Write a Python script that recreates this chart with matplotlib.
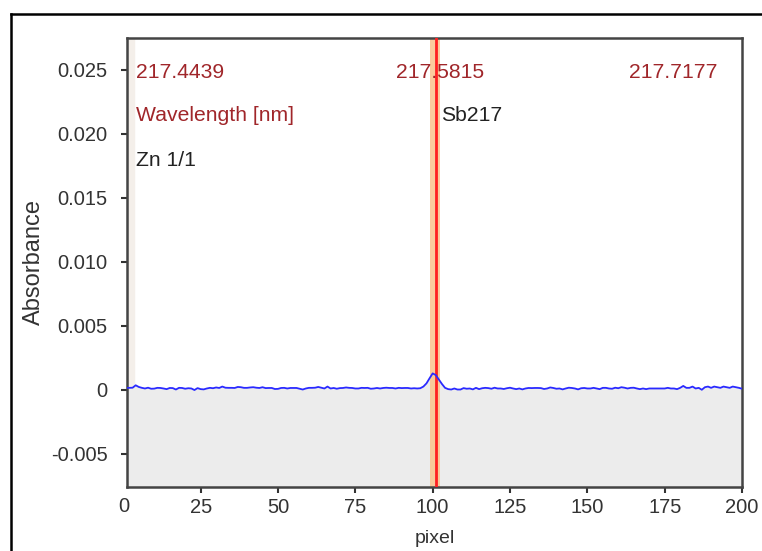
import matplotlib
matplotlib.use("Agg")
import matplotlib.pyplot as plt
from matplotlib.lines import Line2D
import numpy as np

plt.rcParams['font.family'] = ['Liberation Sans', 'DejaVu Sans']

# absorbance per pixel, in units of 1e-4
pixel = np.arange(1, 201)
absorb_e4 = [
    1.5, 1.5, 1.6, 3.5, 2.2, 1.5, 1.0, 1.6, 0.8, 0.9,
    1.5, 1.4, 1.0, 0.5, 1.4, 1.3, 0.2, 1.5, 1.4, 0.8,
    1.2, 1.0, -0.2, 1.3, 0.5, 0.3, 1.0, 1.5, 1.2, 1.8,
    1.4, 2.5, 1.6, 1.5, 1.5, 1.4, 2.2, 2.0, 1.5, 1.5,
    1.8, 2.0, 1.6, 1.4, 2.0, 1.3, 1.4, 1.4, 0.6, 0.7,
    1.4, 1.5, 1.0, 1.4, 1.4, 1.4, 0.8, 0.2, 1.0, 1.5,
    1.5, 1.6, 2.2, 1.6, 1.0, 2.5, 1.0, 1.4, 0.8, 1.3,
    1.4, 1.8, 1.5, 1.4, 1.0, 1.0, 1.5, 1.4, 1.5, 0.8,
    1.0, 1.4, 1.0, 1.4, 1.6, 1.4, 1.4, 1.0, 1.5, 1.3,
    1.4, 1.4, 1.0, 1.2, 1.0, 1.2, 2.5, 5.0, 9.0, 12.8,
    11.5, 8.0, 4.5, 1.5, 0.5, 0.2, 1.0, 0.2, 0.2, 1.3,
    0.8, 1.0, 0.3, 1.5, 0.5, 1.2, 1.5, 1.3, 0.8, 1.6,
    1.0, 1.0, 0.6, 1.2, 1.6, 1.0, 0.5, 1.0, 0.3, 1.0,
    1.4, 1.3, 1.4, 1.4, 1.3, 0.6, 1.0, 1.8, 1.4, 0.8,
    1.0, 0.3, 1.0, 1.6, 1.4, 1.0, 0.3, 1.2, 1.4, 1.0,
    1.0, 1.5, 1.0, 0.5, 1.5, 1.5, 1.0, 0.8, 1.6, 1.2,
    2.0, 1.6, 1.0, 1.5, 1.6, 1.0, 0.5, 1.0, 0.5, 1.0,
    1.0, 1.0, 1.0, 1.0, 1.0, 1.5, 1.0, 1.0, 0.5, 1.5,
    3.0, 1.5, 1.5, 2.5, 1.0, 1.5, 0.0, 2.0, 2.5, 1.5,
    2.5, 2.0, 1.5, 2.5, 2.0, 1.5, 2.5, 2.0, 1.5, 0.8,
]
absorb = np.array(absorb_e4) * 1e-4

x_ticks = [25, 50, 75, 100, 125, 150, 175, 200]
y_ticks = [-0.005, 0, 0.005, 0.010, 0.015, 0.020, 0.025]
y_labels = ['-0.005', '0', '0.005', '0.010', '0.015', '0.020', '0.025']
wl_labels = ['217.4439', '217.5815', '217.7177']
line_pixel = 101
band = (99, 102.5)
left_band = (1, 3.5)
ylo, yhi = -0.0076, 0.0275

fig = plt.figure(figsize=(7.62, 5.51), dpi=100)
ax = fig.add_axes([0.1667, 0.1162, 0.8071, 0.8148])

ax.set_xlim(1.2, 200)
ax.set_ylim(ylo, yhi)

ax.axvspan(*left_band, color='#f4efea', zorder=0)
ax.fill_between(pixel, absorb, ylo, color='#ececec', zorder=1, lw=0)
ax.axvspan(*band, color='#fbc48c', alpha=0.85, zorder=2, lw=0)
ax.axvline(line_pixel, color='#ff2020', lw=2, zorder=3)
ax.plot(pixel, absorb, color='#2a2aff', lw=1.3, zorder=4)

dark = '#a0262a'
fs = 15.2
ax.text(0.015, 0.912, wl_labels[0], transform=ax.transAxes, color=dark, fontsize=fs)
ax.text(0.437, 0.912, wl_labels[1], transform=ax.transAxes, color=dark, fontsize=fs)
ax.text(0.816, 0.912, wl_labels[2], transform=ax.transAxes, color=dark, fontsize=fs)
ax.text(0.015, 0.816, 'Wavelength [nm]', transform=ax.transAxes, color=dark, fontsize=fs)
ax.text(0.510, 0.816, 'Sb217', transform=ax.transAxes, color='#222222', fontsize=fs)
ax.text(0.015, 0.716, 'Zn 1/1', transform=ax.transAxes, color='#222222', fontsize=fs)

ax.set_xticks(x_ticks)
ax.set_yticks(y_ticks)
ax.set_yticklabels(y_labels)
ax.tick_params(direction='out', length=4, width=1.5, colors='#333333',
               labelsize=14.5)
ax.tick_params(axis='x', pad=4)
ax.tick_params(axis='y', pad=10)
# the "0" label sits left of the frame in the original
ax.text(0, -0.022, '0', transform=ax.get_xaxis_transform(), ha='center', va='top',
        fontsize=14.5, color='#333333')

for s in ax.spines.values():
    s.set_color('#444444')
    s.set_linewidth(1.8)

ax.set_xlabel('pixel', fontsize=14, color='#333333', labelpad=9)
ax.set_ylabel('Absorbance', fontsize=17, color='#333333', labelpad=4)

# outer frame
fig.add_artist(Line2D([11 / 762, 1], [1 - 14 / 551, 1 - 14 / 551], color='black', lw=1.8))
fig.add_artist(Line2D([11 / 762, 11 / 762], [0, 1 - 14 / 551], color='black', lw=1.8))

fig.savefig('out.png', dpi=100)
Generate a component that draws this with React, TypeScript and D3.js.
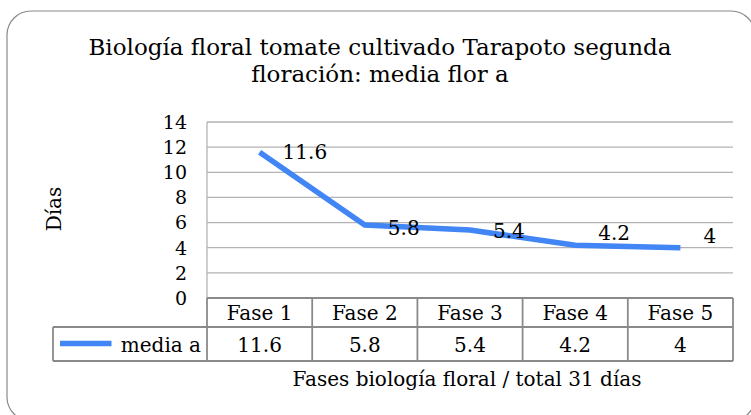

▸ **WORK TO COMPLETE**:
Find the word "with" in the entries, and copy every line it shows up in.

▸ **RESULT**:
Write a Python script that recreates this chart with matplotlib.
Generate a component that draws this with React, TypeScript and D3.js.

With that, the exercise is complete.